>> begin Collected material

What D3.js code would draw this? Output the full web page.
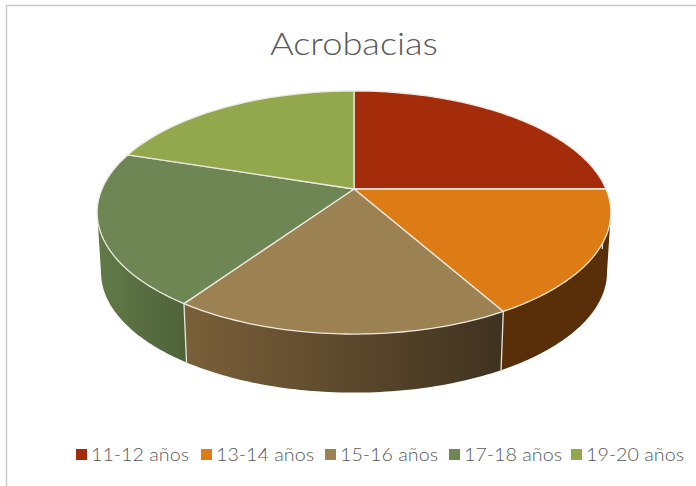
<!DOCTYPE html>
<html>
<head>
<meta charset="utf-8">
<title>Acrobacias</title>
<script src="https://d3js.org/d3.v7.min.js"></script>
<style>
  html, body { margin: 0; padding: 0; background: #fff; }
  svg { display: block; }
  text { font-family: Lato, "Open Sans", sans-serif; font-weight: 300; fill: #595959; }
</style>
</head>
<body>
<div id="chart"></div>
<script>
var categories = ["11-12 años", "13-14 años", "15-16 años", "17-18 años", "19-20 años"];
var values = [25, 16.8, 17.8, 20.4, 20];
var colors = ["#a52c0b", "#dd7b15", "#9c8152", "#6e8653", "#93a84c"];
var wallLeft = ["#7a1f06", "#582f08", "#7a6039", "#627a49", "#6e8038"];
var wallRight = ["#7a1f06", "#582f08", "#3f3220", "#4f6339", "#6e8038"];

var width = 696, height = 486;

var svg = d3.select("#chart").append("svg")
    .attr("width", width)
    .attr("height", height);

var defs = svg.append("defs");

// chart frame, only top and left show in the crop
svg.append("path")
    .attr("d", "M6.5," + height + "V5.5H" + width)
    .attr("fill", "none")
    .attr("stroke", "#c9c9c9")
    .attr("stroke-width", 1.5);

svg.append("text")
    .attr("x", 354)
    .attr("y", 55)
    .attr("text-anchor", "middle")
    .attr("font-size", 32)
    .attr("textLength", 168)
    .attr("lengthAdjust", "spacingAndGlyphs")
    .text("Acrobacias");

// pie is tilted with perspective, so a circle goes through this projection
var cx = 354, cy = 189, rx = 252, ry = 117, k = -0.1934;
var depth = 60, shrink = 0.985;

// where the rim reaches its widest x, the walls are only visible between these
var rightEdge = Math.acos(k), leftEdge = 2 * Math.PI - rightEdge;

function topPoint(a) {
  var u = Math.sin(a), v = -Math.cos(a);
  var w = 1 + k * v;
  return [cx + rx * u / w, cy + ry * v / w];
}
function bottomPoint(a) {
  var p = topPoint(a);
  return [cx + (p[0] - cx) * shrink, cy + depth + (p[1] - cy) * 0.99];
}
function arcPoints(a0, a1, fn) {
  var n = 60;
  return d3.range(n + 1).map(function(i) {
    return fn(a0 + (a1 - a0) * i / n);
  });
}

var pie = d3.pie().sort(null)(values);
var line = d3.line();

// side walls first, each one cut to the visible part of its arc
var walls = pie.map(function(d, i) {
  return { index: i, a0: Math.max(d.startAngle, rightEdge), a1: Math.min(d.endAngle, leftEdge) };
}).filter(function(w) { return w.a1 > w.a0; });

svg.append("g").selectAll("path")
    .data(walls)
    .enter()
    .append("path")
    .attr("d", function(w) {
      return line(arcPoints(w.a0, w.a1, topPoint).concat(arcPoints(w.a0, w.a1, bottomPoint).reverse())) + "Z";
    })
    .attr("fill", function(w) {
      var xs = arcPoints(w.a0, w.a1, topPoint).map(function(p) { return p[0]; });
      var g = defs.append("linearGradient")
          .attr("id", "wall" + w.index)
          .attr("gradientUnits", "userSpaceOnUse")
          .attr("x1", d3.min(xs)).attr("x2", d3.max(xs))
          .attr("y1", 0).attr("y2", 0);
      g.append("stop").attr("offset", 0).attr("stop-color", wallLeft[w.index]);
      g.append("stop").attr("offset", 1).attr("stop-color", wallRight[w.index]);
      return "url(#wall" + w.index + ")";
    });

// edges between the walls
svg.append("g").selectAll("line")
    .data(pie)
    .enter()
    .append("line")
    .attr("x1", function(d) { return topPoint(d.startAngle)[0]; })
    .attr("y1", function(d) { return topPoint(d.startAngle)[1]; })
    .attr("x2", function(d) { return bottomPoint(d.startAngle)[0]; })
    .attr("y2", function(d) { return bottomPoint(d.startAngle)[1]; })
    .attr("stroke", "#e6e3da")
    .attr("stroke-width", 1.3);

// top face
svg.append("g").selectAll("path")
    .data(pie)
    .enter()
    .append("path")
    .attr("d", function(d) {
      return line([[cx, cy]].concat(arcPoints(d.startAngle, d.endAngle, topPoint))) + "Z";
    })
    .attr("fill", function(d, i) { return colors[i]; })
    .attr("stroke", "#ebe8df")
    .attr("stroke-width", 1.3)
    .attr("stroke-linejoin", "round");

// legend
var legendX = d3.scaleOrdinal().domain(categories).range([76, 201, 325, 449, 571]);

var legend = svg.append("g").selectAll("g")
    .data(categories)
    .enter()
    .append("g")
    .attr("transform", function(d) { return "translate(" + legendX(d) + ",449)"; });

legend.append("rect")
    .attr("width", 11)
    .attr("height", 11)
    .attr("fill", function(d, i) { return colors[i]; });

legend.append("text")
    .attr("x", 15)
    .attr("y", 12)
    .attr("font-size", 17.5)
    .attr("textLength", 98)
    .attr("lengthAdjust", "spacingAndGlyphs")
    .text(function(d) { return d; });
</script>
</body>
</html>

>> end Collected material

▸ Exercise
Go from the first line of the listing to the line holding "var line = d3.line();" and, please, transcribe those lines exactly, both included, with no pictures.

▸ Answer to this exercise
What D3.js code would draw this? Output the full web page.
<!DOCTYPE html>
<html>
<head>
<meta charset="utf-8">
<title>Acrobacias</title>
<script src="https://d3js.org/d3.v7.min.js"></script>
<style>
  html, body { margin: 0; padding: 0; background: #fff; }
  svg { display: block; }
  text { font-family: Lato, "Open Sans", sans-serif; font-weight: 300; fill: #595959; }
</style>
</head>
<body>
<div id="chart"></div>
<script>
var categories = ["11-12 años", "13-14 años", "15-16 años", "17-18 años", "19-20 años"];
var values = [25, 16.8, 17.8, 20.4, 20];
var colors = ["#a52c0b", "#dd7b15", "#9c8152", "#6e8653", "#93a84c"];
var wallLeft = ["#7a1f06", "#582f08", "#7a6039", "#627a49", "#6e8038"];
var wallRight = ["#7a1f06", "#582f08", "#3f3220", "#4f6339", "#6e8038"];

var width = 696, height = 486;

var svg = d3.select("#chart").append("svg")
    .attr("width", width)
    .attr("height", height);

var defs = svg.append("defs");

// chart frame, only top and left show in the crop
svg.append("path")
    .attr("d", "M6.5," + height + "V5.5H" + width)
    .attr("fill", "none")
    .attr("stroke", "#c9c9c9")
    .attr("stroke-width", 1.5);

svg.append("text")
    .attr("x", 354)
    .attr("y", 55)
    .attr("text-anchor", "middle")
    .attr("font-size", 32)
    .attr("textLength", 168)
    .attr("lengthAdjust", "spacingAndGlyphs")
    .text("Acrobacias");

// pie is tilted with perspective, so a circle goes through this projection
var cx = 354, cy = 189, rx = 252, ry = 117, k = -0.1934;
var depth = 60, shrink = 0.985;

// where the rim reaches its widest x, the walls are only visible between these
var rightEdge = Math.acos(k), leftEdge = 2 * Math.PI - rightEdge;

function topPoint(a) {
  var u = Math.sin(a), v = -Math.cos(a);
  var w = 1 + k * v;
  return [cx + rx * u / w, cy + ry * v / w];
}
function bottomPoint(a) {
  var p = topPoint(a);
  return [cx + (p[0] - cx) * shrink, cy + depth + (p[1] - cy) * 0.99];
}
function arcPoints(a0, a1, fn) {
  var n = 60;
  return d3.range(n + 1).map(function(i) {
    return fn(a0 + (a1 - a0) * i / n);
  });
}

var pie = d3.pie().sort(null)(values);
var line = d3.line();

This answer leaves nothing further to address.